Really, the only constants that should be absolutely adhered to are the one part sugar, one part soy sauce, and three parts water. The other ingredients can be varied in quantity according to taste. The above listed quantities are the ones I have arrived at to suit my own taste, after experimenting a bit, and I think they are a good starting point. These quantities taste the most like the stuff I've had in local Korean restaurants.

‡Regarding cooking, traditionally the meat is cooked on a grill, but really it can be cooked in a pan over medium-high heat, or even broiled. Because of the sugar content of the marinade, however, I would recommend that if broiling, do not use the broiling pan that came with your oven. Any of the marinade that drips onto the pan will turn into a rock-hard substance that is almost impossible to clean off. I typically use a cooling rack over foil in a sheet pan when broiling, but usually if not grilling I will just pan fry it. Much easier to clean up afterwards, as you can just deglaze the pan with a little water, then rinse it out.

I usually prefer my beef medium-rare, but I think in this case, at least when using thin slices of meat, well-done is more suited and traditional. Most important is to get come good carmelization going on each side.

(I do plan to try it with a small roast, someday, however, and in that case I will probably go a day or two more than the 72 hours of marinating, and then cook it normally, which as I said for me is medium rare.)

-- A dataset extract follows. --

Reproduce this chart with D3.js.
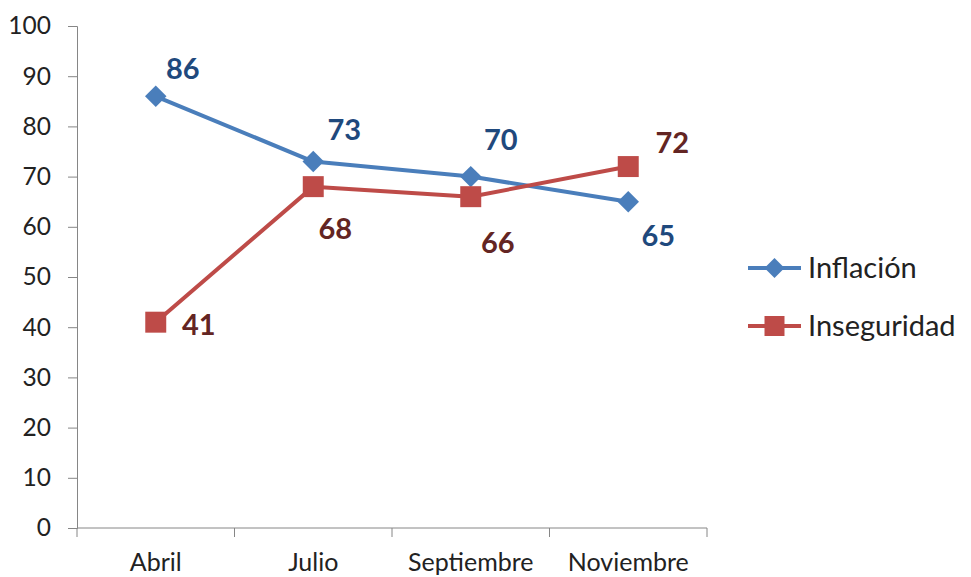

**Regarding serving, this goes quite well with plain white rice and steamed veggies. Melted butter with a couple drops of sesame oil stirred in would make a very nice topping for the veggies. I really mean a couple of drops, though. People who have never used sesame oil should be cautioned to respect it. It is very powerful stuff. It's one thing when most of it remains in the left-behind marinade, but quite another when applied directly to food. A little goes a very long way, and a little too much can easily spoil a dish.

For a pretty presentation, press the rice into a small bowl to mold, then upend the bowl on the plate leaving just the molded rice, and top it with some finely-sliced scallions. Then pour the sesame butter over the veggies and sprinkle with sesame seeds. If serving with chopsticks, cut the meat into bite-sized chunks before serving. If using flanken-style ribs, simply slice between the bones, leaving them intact.By the way, they tell me it is perfectly permissible to eat the rib sections with your fingers, chopsticks or no. This stuff is that good. ;)

Oh, another possible recipe variation. Although I have never tried it, I suspect it might be feasible to use a sugar substitute to make this, which would make it diabetes-friendly, although really, I don't think the meat absorbs all that much sugar. Most of it stays in the leftover marinade.

Anyway, please try it, I am quite sure you and your family will like it. It tastes amazing, and is a traditional Korean dish even American guys can easily make. ;).